Entries supplied:
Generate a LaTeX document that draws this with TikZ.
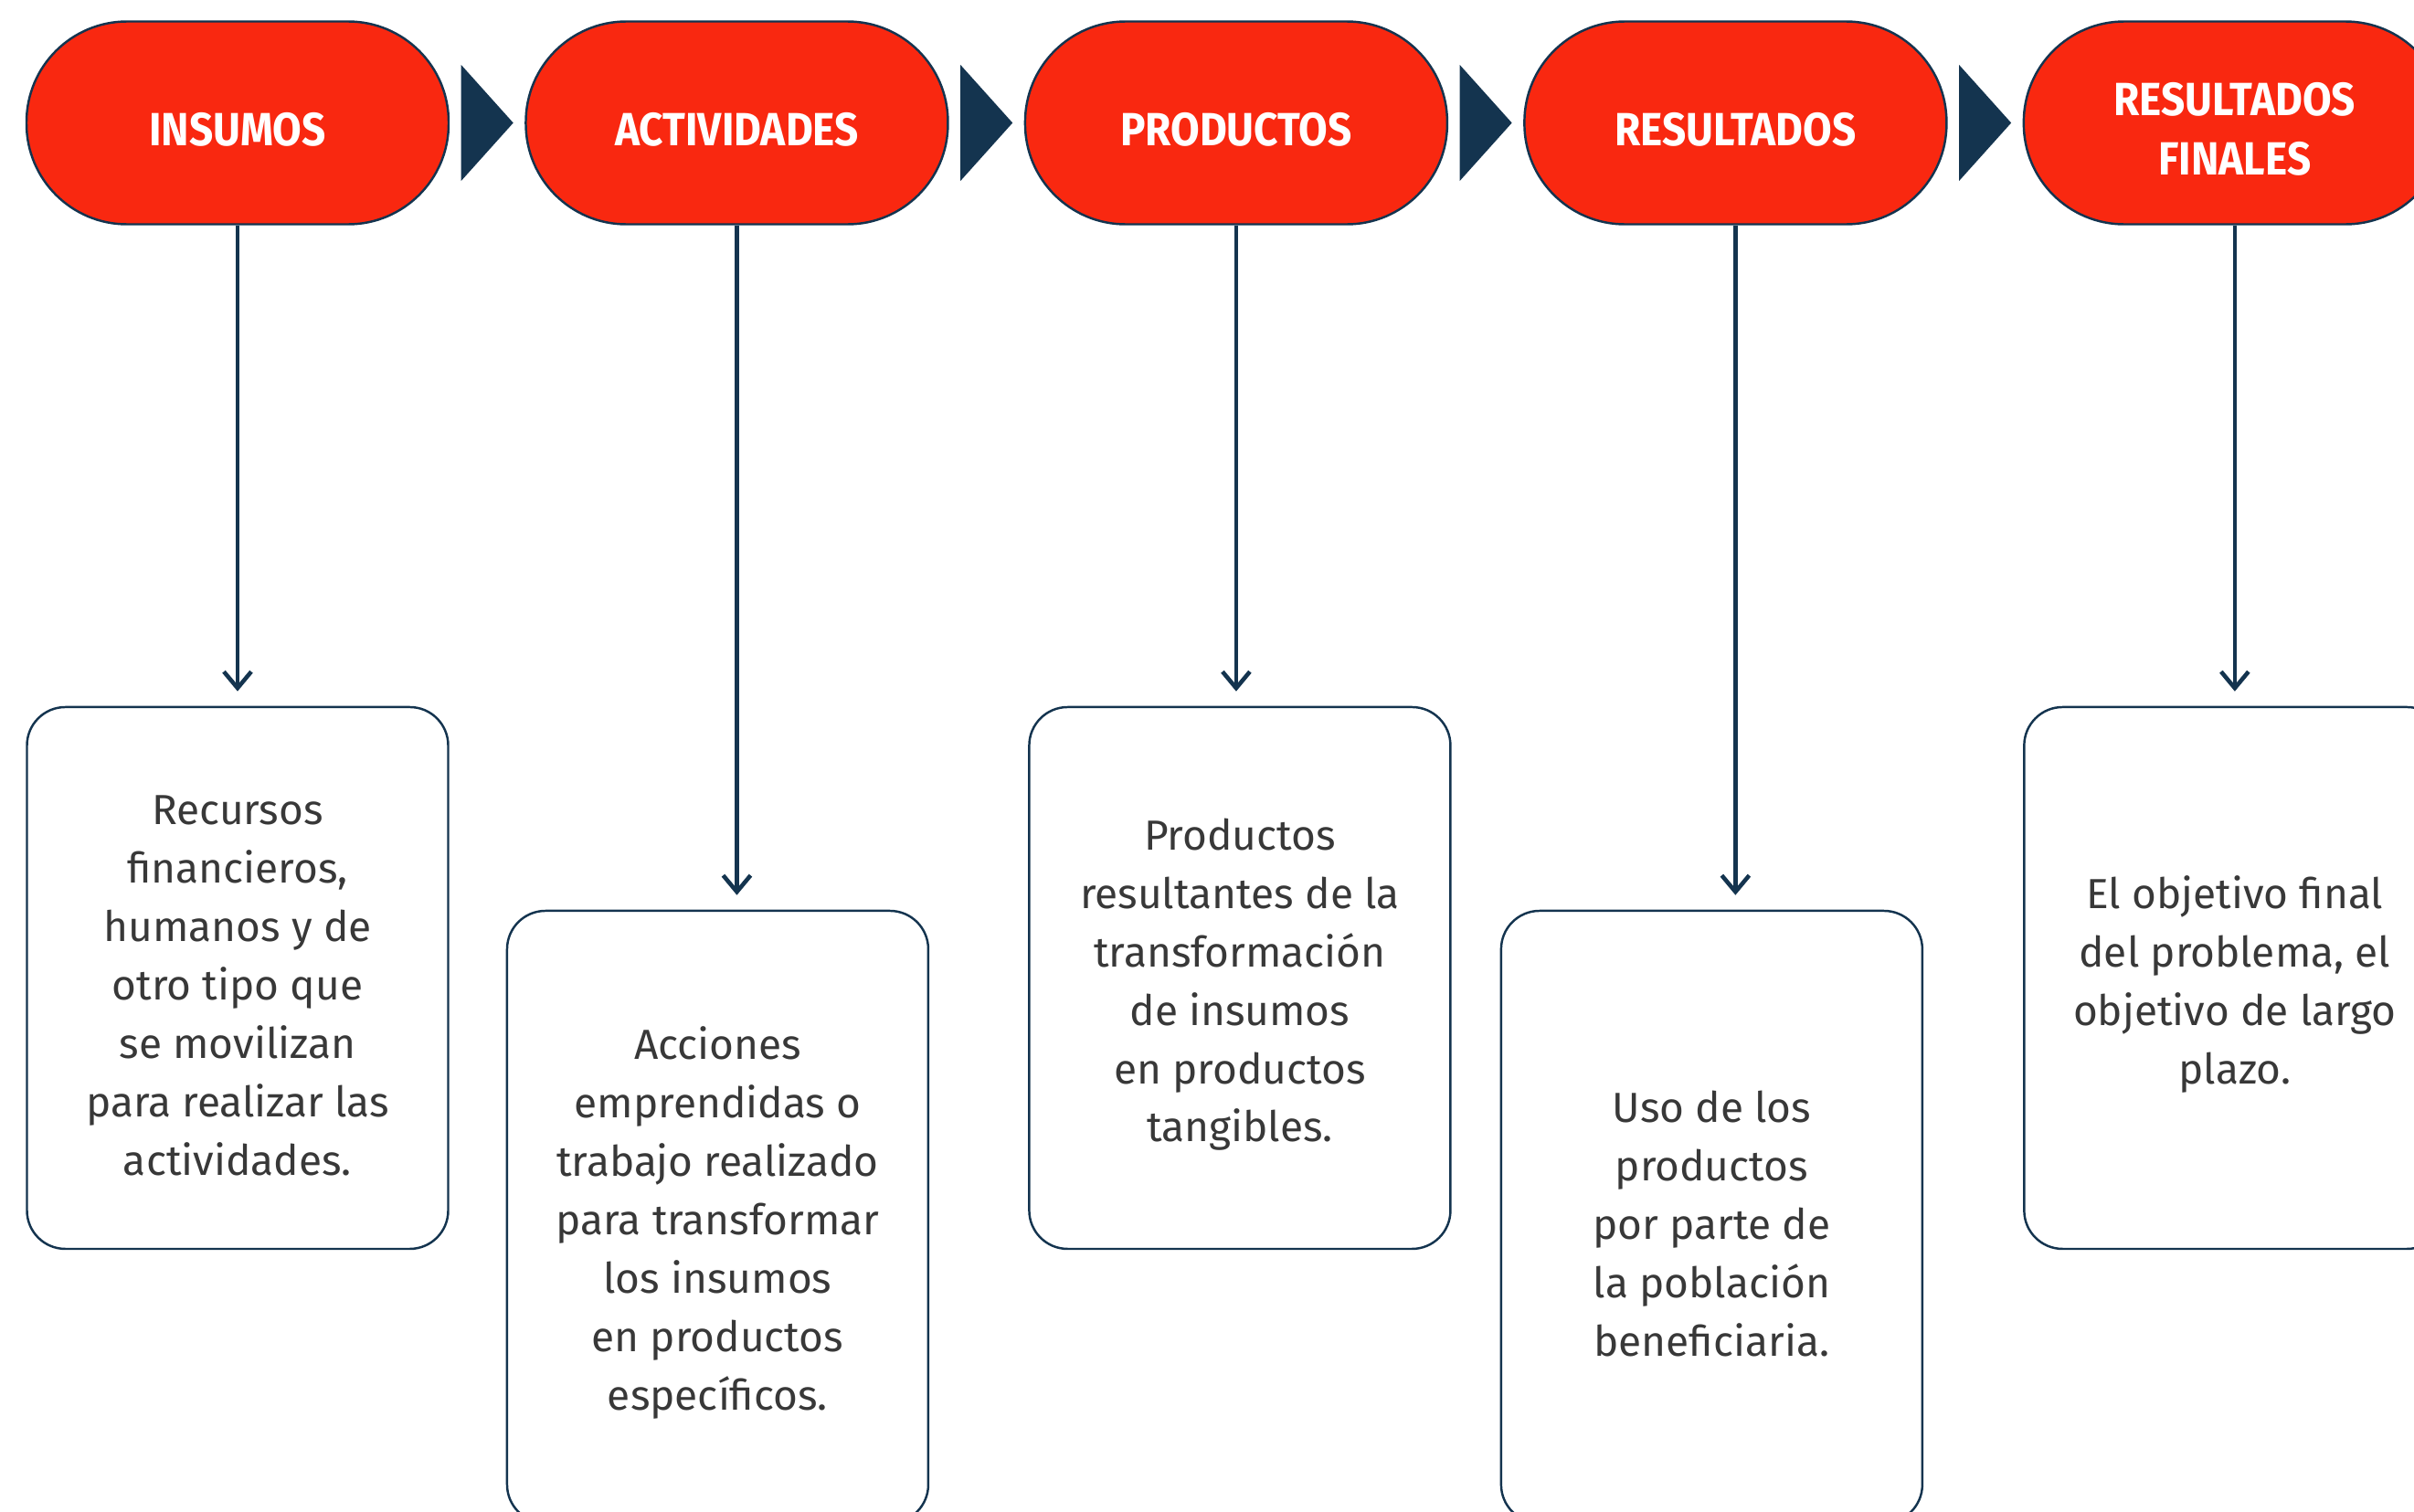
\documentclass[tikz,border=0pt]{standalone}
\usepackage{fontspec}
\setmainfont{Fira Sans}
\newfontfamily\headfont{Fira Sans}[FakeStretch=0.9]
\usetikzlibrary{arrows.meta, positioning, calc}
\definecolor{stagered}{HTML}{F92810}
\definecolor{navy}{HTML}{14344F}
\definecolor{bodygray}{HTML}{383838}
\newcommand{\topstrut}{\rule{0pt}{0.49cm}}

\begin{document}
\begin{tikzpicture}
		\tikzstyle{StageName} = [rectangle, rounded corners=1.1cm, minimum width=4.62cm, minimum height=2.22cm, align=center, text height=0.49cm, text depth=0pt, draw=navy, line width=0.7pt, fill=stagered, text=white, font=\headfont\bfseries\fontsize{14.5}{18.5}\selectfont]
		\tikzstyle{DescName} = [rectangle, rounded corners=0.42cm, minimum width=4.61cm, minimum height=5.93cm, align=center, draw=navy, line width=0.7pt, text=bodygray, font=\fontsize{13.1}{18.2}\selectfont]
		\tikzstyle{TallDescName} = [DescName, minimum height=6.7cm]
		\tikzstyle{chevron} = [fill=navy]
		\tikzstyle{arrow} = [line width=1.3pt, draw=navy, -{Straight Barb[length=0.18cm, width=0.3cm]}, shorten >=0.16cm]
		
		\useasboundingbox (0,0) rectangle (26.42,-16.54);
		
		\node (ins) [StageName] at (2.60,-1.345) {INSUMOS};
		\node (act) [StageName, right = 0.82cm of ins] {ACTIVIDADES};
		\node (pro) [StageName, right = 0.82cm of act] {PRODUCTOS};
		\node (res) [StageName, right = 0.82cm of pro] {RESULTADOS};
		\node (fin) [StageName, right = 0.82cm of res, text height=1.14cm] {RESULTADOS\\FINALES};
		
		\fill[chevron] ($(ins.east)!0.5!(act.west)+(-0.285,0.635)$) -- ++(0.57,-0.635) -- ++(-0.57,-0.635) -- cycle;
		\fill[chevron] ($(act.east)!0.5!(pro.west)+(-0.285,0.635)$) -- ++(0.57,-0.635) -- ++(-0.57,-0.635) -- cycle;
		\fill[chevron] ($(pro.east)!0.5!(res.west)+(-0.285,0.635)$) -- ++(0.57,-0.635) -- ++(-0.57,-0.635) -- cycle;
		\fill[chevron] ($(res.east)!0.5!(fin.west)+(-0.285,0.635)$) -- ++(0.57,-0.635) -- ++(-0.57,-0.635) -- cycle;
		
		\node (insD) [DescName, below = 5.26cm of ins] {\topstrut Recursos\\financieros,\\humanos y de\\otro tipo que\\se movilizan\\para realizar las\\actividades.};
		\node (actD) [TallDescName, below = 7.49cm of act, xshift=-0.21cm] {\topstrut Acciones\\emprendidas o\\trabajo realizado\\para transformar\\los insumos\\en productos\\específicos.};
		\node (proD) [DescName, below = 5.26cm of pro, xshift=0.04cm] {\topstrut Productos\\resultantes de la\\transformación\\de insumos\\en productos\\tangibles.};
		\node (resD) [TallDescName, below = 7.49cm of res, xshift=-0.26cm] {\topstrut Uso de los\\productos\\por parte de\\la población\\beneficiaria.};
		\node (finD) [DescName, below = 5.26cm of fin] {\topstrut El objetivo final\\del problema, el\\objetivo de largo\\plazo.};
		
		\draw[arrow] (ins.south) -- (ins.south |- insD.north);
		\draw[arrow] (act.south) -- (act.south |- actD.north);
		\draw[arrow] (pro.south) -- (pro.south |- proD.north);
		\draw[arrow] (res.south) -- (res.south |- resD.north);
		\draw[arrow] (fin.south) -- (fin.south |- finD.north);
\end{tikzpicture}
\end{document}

--

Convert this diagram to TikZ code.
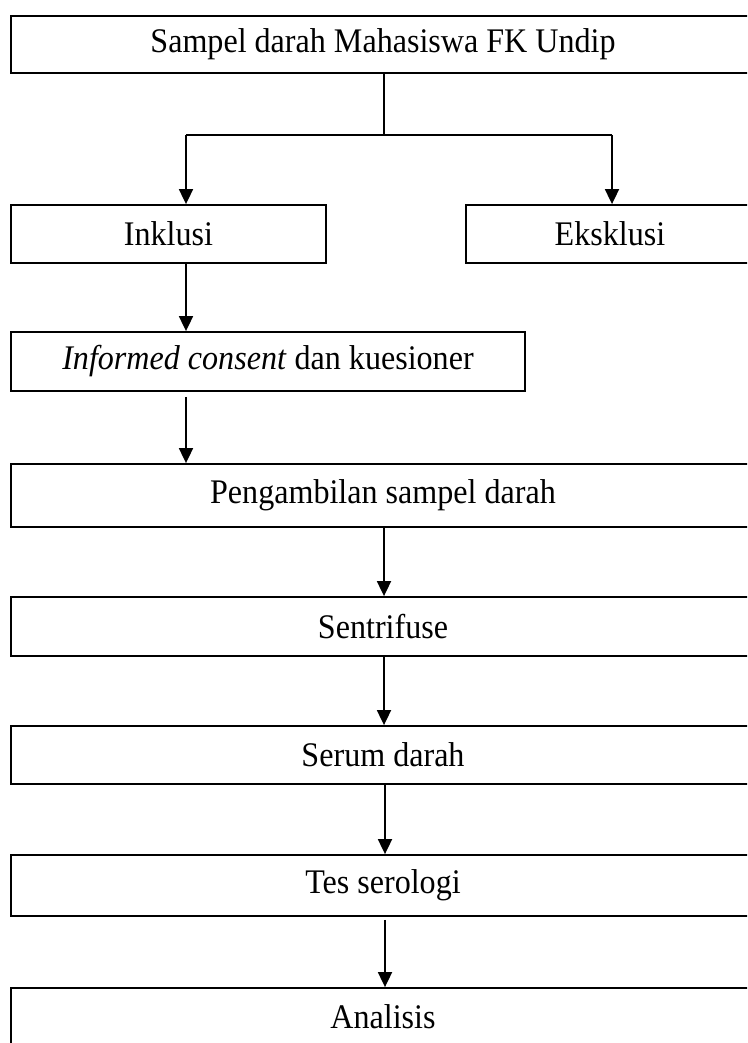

--

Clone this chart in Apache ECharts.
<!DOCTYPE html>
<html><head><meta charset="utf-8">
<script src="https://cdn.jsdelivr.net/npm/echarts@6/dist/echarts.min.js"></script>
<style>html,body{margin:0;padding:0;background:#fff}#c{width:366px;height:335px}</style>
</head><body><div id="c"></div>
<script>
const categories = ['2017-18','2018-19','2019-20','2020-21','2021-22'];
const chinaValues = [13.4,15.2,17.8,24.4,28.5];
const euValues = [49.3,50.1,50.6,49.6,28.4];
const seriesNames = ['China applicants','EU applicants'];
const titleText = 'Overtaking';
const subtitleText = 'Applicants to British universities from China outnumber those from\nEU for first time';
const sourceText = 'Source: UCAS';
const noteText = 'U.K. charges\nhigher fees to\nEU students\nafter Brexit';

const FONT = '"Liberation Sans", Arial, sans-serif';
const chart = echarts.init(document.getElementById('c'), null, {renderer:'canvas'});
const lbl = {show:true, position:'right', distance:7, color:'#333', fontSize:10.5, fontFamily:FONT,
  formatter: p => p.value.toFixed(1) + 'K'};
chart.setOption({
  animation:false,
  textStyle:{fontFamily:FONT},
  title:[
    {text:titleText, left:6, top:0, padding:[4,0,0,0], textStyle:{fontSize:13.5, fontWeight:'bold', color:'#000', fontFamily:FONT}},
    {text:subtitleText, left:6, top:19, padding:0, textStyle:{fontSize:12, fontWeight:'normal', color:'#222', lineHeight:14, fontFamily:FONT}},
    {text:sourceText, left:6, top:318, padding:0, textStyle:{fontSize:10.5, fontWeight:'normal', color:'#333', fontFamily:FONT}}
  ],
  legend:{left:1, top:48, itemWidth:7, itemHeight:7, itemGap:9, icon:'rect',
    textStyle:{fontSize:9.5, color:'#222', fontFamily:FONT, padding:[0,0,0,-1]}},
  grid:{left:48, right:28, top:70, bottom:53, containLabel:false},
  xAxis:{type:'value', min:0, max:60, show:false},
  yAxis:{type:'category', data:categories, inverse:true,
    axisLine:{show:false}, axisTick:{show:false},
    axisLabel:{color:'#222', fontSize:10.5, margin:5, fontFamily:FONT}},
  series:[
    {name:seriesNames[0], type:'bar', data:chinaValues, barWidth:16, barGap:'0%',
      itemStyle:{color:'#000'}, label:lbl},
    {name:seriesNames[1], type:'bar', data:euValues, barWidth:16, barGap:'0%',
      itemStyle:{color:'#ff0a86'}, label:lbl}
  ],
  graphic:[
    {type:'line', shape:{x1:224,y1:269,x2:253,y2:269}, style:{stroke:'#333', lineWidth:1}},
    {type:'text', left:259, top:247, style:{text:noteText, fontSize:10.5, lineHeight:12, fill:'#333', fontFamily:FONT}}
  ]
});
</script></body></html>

What to work on: In the listing above, find the line containing "Clone this chart in Apache ECharts." and the line containing "const noteText = 'U.K.", then repeat those two lines and everything between them exactly.

Output below:
Clone this chart in Apache ECharts.
<!DOCTYPE html>
<html><head><meta charset="utf-8">
<script src="https://cdn.jsdelivr.net/npm/echarts@6/dist/echarts.min.js"></script>
<style>html,body{margin:0;padding:0;background:#fff}#c{width:366px;height:335px}</style>
</head><body><div id="c"></div>
<script>
const categories = ['2017-18','2018-19','2019-20','2020-21','2021-22'];
const chinaValues = [13.4,15.2,17.8,24.4,28.5];
const euValues = [49.3,50.1,50.6,49.6,28.4];
const seriesNames = ['China applicants','EU applicants'];
const titleText = 'Overtaking';
const subtitleText = 'Applicants to British universities from China outnumber those from\nEU for first time';
const sourceText = 'Source: UCAS';
const noteText = 'U.K. charges\nhigher fees to\nEU students\nafter Brexit';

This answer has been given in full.